--- start Recorded data ---

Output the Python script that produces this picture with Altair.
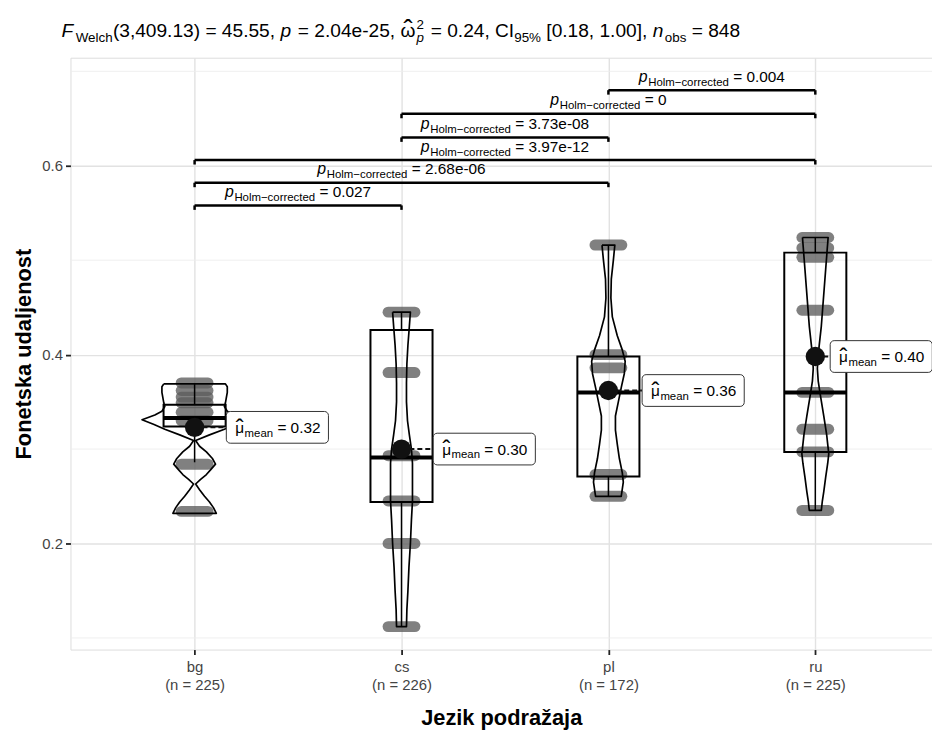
import altair as alt
import pandas as pd

FONT = "Liberation Sans"

# ---------------- data ----------------
groups = ["bg", "cs", "pl", "ru"]
n_obs = [225, 226, 172, 225]
means = [0.323, 0.300, 0.362, 0.398]
mean_text = ["0.32", "0.30", "0.36", "0.40"]

q1 = [0.324, 0.244, 0.271, 0.297]
med = [0.333, 0.291, 0.360, 0.360]
q3 = [0.347, 0.426, 0.398, 0.508]
whisk_lo = [0.286, 0.112, 0.250, 0.235]
whisk_hi = [0.370, 0.445, 0.516, 0.524]

# distinct observed values (jittered clusters of points)
pts_bg = [0.370, 0.362, 0.355, 0.349, 0.339, 0.330, 0.284, 0.234]
pts_cs = [0.445, 0.381, 0.293, 0.245, 0.200, 0.112]
pts_pl = [0.516, 0.400, 0.386, 0.273, 0.250]
pts_ru = [0.524, 0.513, 0.503, 0.447, 0.360, 0.321, 0.297, 0.235]

# violin profiles: value and half-width (x units)
vio_bg_v = [0.369, 0.366, 0.360, 0.354, 0.349, 0.345, 0.340, 0.336, 0.331, 0.326, 0.321, 0.315,
            0.309, 0.303, 0.297, 0.290, 0.284, 0.278, 0.273, 0.268, 0.263, 0.257, 0.250, 0.244, 0.238, 0.232]
vio_bg_w = [0.149, 0.158, 0.158, 0.153, 0.149, 0.144, 0.158, 0.192, 0.254, 0.196, 0.144, 0.072,
            0.005, 0.024, 0.057, 0.086, 0.101, 0.077, 0.057, 0.029, 0.005, 0.024, 0.048, 0.072, 0.091, 0.105]
vio_cs_v = [0.445, 0.430, 0.410, 0.390, 0.370, 0.350, 0.330, 0.315, 0.300, 0.285, 0.265, 0.245,
            0.225, 0.200, 0.175, 0.150, 0.130, 0.112]
vio_cs_w = [0.043, 0.038, 0.031, 0.026, 0.024, 0.024, 0.029, 0.038, 0.048, 0.053, 0.053, 0.053,
            0.048, 0.043, 0.036, 0.031, 0.026, 0.024]
vio_pl_v = [0.516, 0.500, 0.480, 0.460, 0.440, 0.420, 0.405, 0.393, 0.380, 0.365, 0.350, 0.335,
            0.320, 0.305, 0.290, 0.275, 0.265, 0.250]
vio_pl_w = [0.031, 0.024, 0.014, 0.012, 0.019, 0.043, 0.067, 0.081, 0.077, 0.062, 0.048, 0.034,
            0.034, 0.043, 0.053, 0.067, 0.072, 0.062]
vio_ru_v = [0.524, 0.510, 0.490, 0.470, 0.450, 0.430, 0.410, 0.395, 0.385, 0.372, 0.355, 0.335,
            0.315, 0.295, 0.285, 0.270, 0.255, 0.245, 0.235]
vio_ru_w = [0.062, 0.057, 0.050, 0.043, 0.036, 0.029, 0.019, 0.012, 0.010, 0.014, 0.026, 0.041,
            0.055, 0.065, 0.060, 0.050, 0.041, 0.034, 0.029]

# pairwise comparisons
pair_a = ["bg", "bg", "bg", "cs", "cs", "pl"]
pair_b = ["cs", "pl", "ru", "pl", "ru", "ru"]
pair_y = [0.558, 0.582, 0.606, 0.630, 0.655, 0.680]
pair_p = ["0.027", "2.68e-06", "3.97e-12", "3.73e-08", "0", "0.004"]

# subtitle statistics
f_df = "3,409.13"
f_val = "45.55"
p_val = "2.04e-25"
omega_val = "0.24"
ci_lo, ci_hi = "0.18", "1.00"
n_total = "848"

minor_grid = [0.1, 0.3, 0.5, 0.7]
major_grid = [0.2, 0.4, 0.6]

# ---------------- layout ----------------
W, H = 869, 597
XD = [-0.6, 3.564]
YD = [0.0877, 0.7144]
PXU = W / (XD[1] - XD[0])
PYU = H / (YD[1] - YD[0])

AW = {' ': 278, '(': 333, ')': 333, ',': 278, '.': 278, '=': 584, '-': 333, '%': 889,
      '[': 278, ']': 278, 'C': 722, 'I': 278, 'F': 611, 'H': 722, 'W': 944,
      'a': 556, 'b': 556, 'c': 500, 'd': 556, 'e': 556, 'h': 556, 'l': 222, 'm': 833,
      'n': 556, 'o': 556, 'p': 556, 'r': 333, 's': 500, 't': 278, '\u2212': 584,
      'μ': 576, 'ω': 781}


def tw(s, size):
    return sum(AW.get(c, 556) for c in s) * size / 1000.0


idx = {g: i for i, g in enumerate(groups)}

XS = alt.Scale(domain=XD, nice=False, zero=False)
YS = alt.Scale(domain=YD, nice=False, zero=False)

parts = [f"datum.value == {i} ? ['{g}', '(n = {n})']" for i, (g, n) in enumerate(zip(groups, n_obs))]
label_expr = " : ".join(parts[:-1]) + f" : ['{groups[-1]}', '(n = {n_obs[-1]})']"

XAX = alt.Axis(values=[0, 1, 2, 3], labelExpr=label_expr, title="Jezik podražaja",
               grid=True, gridColor="#e2e2e2", gridWidth=1.4, domain=False,
               tickColor="#222222", tickSize=5, tickWidth=1.8,
               labelFontSize=15, labelColor="#444444", labelLineHeight=18, labelPadding=5,
               labelFont=FONT, labelOverlap=False, labelFlush=False,
               titleFont=FONT, titleFontSize=22, titleFontWeight="bold", titleColor="black",
               titlePadding=16)
YAX = alt.Axis(values=major_grid, format=".1f", title="Fonetska udaljenost",
               grid=True, gridColor="#e2e2e2", gridWidth=1.4, domain=False,
               tickColor="#222222", tickSize=5, tickWidth=1.8,
               labelFontSize=15, labelColor="#444444", labelPadding=3, labelFont=FONT,
               titleFont=FONT, titleFontSize=22, titleFontWeight="bold", titleColor="black",
               titlePadding=6)


def X(f):
    return alt.X(f, type="quantitative", scale=XS, axis=XAX)


def Y(f):
    return alt.Y(f, type="quantitative", scale=YS, axis=YAX)


# ---------------- tables ----------------
pts_all = {"bg": pts_bg, "cs": pts_cs, "pl": pts_pl, "ru": pts_ru}
rows = []
for g, vals in pts_all.items():
    for v in vals:
        rows.append({"g": g, "v": v, "xa": idx[g] - 0.065, "xb": idx[g] + 0.065})
df_pts = pd.DataFrame(rows)

df_box = pd.DataFrame({"g": groups, "i": list(range(4)), "q1": q1, "med": med, "q3": q3,
                       "lo": whisk_lo, "hi": whisk_hi})
df_box["bl"] = df_box["i"] - 0.15
df_box["br"] = df_box["i"] + 0.15

# violin outlines as closed paths: down the left side, up the right side, back to start
vio = {"bg": (vio_bg_v, vio_bg_w), "cs": (vio_cs_v, vio_cs_w),
       "pl": (vio_pl_v, vio_pl_w), "ru": (vio_ru_v, vio_ru_w)}
rows = []
for g, (vs, ws) in vio.items():
    k = 0
    for v, w in zip(vs, ws):
        rows.append({"g": g, "k": k, "v": v, "x": idx[g] - w})
        k += 1
    for v, w in zip(reversed(vs), reversed(ws)):
        rows.append({"g": g, "k": k, "v": v, "x": idx[g] + w})
        k += 1
    rows.append({"g": g, "k": k, "v": vs[0], "x": idx[g] - ws[0]})
df_vio = pd.DataFrame(rows)

LOFF = [32, 32, 34, 15]  # label offsets (px) from group centre
df_mean = pd.DataFrame({"g": groups, "i": list(range(4)), "mean": means,
                        "txt": ["= " + t for t in mean_text]})
df_mean["lb"] = df_mean["i"] + pd.Series(LOFF) / PXU
df_mean["rb"] = df_mean["lb"] + 103 / PXU
df_mean["yb"] = df_mean["mean"] - 16 / PYU
df_mean["yt"] = df_mean["mean"] + 16 / PYU

SUB = "Holm\u2212corrected"
P_SIZE, SUB_SIZE, VAL_SIZE = 16, 11.5, 15.5
sub_dx = tw("p", P_SIZE) + 0.6
val_dx = sub_dx + tw(SUB, SUB_SIZE) + 0.278 * VAL_SIZE
df_br = pd.DataFrame({"a": pair_a, "b": pair_b, "y": pair_y, "p": pair_p})
df_br["xa"] = df_br["a"].map(idx)
df_br["xb"] = df_br["b"].map(idx)
df_br["tip"] = df_br["y"] - 4.5 / PYU
df_br["val"] = "= " + df_br["p"]
df_br["xs"] = (df_br["xa"] + df_br["xb"]) / 2 - (val_dx + df_br["val"].map(lambda s: tw(s, VAL_SIZE))) / 2 / PXU

df_minor = pd.DataFrame({"v": minor_grid})

# ---------------- layers ----------------
layers = []
layers.append(alt.Chart(df_minor).mark_rule(color="#ededed", strokeWidth=0.9).encode(y=Y("v")))

layers.append(alt.Chart(df_pts).mark_rule(strokeWidth=11, strokeCap="round", color="#5c5c5c",
                                          opacity=0.78).encode(x=X("xa"), x2="xb", y=Y("v")))

layers.append(alt.Chart(df_box).mark_rect(fill="white", fillOpacity=0, stroke="black",
                                          strokeWidth=2).encode(x=X("bl"), x2="br", y=Y("q1"), y2="q3"))
layers.append(alt.Chart(df_box).mark_rule(color="black", strokeWidth=4).encode(
    x=X("bl"), x2="br", y=Y("med")))
layers.append(alt.Chart(df_box).mark_rule(color="black", strokeWidth=1.5).encode(
    x=X("i"), y=Y("q3"), y2="hi"))
layers.append(alt.Chart(df_box).mark_rule(color="black", strokeWidth=1.5).encode(
    x=X("i"), y=Y("lo"), y2="q1"))

layers.append(alt.Chart(df_vio).mark_line(color="black", strokeWidth=1.7, interpolate="linear",
                                          strokeJoin="round").encode(
    x=X("x"), y=Y("v"), detail="g:N", order=alt.Order("k:Q")))

layers.append(alt.Chart(df_mean).mark_rule(color="#111111", strokeWidth=2, strokeDash=[5, 3]).encode(
    x=X("i"), x2="lb", y=Y("mean")))
layers.append(alt.Chart(df_mean).mark_circle(size=380, color="#111111", opacity=1).encode(
    x=X("i"), y=Y("mean")))
layers.append(alt.Chart(df_mean).mark_rect(fill="white", stroke="#333333", strokeWidth=1,
                                           cornerRadius=4).encode(x=X("lb"), x2="rb", y=Y("yb"), y2="yt"))
mu_w = tw("μ", 15.5)
layers.append(alt.Chart(df_mean).mark_text(text="μ", font=FONT, fontSize=15.5, align="left",
                                           baseline="alphabetic", dx=9, dy=5.5, color="black").encode(
    x=X("lb"), y=Y("mean")))
layers.append(alt.Chart(df_mean).mark_text(text="ˆ", font=FONT, fontSize=24, align="center",
                                           baseline="alphabetic", dx=9 + mu_w / 2, dy=8.5, color="black").encode(
    x=X("lb"), y=Y("mean")))
layers.append(alt.Chart(df_mean).mark_text(text="mean", font=FONT, fontSize=11.5, align="left",
                                           baseline="alphabetic", dx=9 + mu_w + 0.5, dy=9.5, color="black").encode(
    x=X("lb"), y=Y("mean")))
layers.append(alt.Chart(df_mean).mark_text(font=FONT, fontSize=15.5, align="left",
                                           baseline="alphabetic",
                                           dx=9 + mu_w + 0.5 + tw("mean", 11.5) + 0.278 * 15.5,
                                           dy=5.5, color="black").encode(
    x=X("lb"), y=Y("mean"), text="txt:N"))

# brackets
layers.append(alt.Chart(df_br).mark_rule(color="black", strokeWidth=2.5).encode(
    x=X("xa"), x2="xb", y=Y("y")))
layers.append(alt.Chart(df_br).mark_rule(color="black", strokeWidth=2.5).encode(
    x=X("xa"), y=Y("y"), y2="tip"))
layers.append(alt.Chart(df_br).mark_rule(color="black", strokeWidth=2.5).encode(
    x=X("xb"), y=Y("y"), y2="tip"))
layers.append(alt.Chart(df_br).mark_text(text="p", font=FONT, fontSize=P_SIZE, fontStyle="italic",
                                         align="left", baseline="alphabetic", dy=-8.5, color="black").encode(
    x=X("xs"), y=Y("y")))
layers.append(alt.Chart(df_br).mark_text(text=SUB, font=FONT, fontSize=SUB_SIZE, align="left",
                                         baseline="alphabetic", dx=sub_dx, dy=-4.5, color="black").encode(
    x=X("xs"), y=Y("y")))
layers.append(alt.Chart(df_br).mark_text(font=FONT, fontSize=VAL_SIZE, align="left",
                                         baseline="alphabetic", dx=val_dx, dy=-8.5, color="black").encode(
    x=X("xs"), y=Y("y"), text="val:N"))

# subtitle (statistical summary) built from pieces
S, s = 19.3, 13.5
TB = -21.0
cur = [-9.0]


def put(text, size, x, y, style="normal", align="left"):
    layers.append(alt.Chart(pd.DataFrame({"t": [text]})).mark_text(
        align=align, baseline="alphabetic", fontSize=size, fontStyle=style, font=FONT,
        color="black").encode(text="t:N", x=alt.value(x), y=alt.value(y)))


def run(text, size, dy=0.0, style="normal", gap=0.0):
    lead = len(text) - len(text.lstrip(" "))
    cur[0] += lead * 0.278 * size
    core = text.strip(" ")
    put(core, size, cur[0], TB + dy, style)
    cur[0] += tw(core, size) + gap
    trail = len(text) - len(text.rstrip(" "))
    cur[0] += trail * 0.278 * size


run("F", S, style="italic", gap=2.5)
run("Welch", s, dy=5)
run(f"({f_df}) = {f_val}, ", S)
run("p", S, style="italic", gap=1.5)
run(f" = {p_val}, ", S)
w_om = tw("ω", S)
put("ω", S, cur[0], TB)
put("ˆ", 28, cur[0] + w_om / 2, TB + 2.5, align="center")
cur[0] += w_om + 1
put("2", s, cur[0], TB - 8)
put("p", s, cur[0], TB + 5, style="italic")
cur[0] += 0.556 * s + 1.5
run(f" = {omega_val}, CI", S)
run("95%", s, dy=5)
run(f" [{ci_lo}, {ci_hi}], ", S)
run("n", S, style="italic", gap=1.5)
run("obs", s, dy=5)
run(f" = {n_total}", S)

chart = alt.layer(*layers).properties(
    width=W, height=H,
    padding={"left": 63, "top": 47, "right": 0, "bottom": 78},
    autosize=alt.AutoSizeParams(type="none"),
    background="white",
).configure_view(stroke=None).configure(font=FONT)

chart.save("out.html", embed_options={"renderer": "svg", "actions": False})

--- end Recorded data ---

With the pictures left out, restate word for word every line of the data above, from the first down to the line that contains "0.321, 0.297, 0.235]".

§ **Task result**:
Output the Python script that produces this picture with Altair.
import altair as alt
import pandas as pd

FONT = "Liberation Sans"

# ---------------- data ----------------
groups = ["bg", "cs", "pl", "ru"]
n_obs = [225, 226, 172, 225]
means = [0.323, 0.300, 0.362, 0.398]
mean_text = ["0.32", "0.30", "0.36", "0.40"]

q1 = [0.324, 0.244, 0.271, 0.297]
med = [0.333, 0.291, 0.360, 0.360]
q3 = [0.347, 0.426, 0.398, 0.508]
whisk_lo = [0.286, 0.112, 0.250, 0.235]
whisk_hi = [0.370, 0.445, 0.516, 0.524]

# distinct observed values (jittered clusters of points)
pts_bg = [0.370, 0.362, 0.355, 0.349, 0.339, 0.330, 0.284, 0.234]
pts_cs = [0.445, 0.381, 0.293, 0.245, 0.200, 0.112]
pts_pl = [0.516, 0.400, 0.386, 0.273, 0.250]
pts_ru = [0.524, 0.513, 0.503, 0.447, 0.360, 0.321, 0.297, 0.235]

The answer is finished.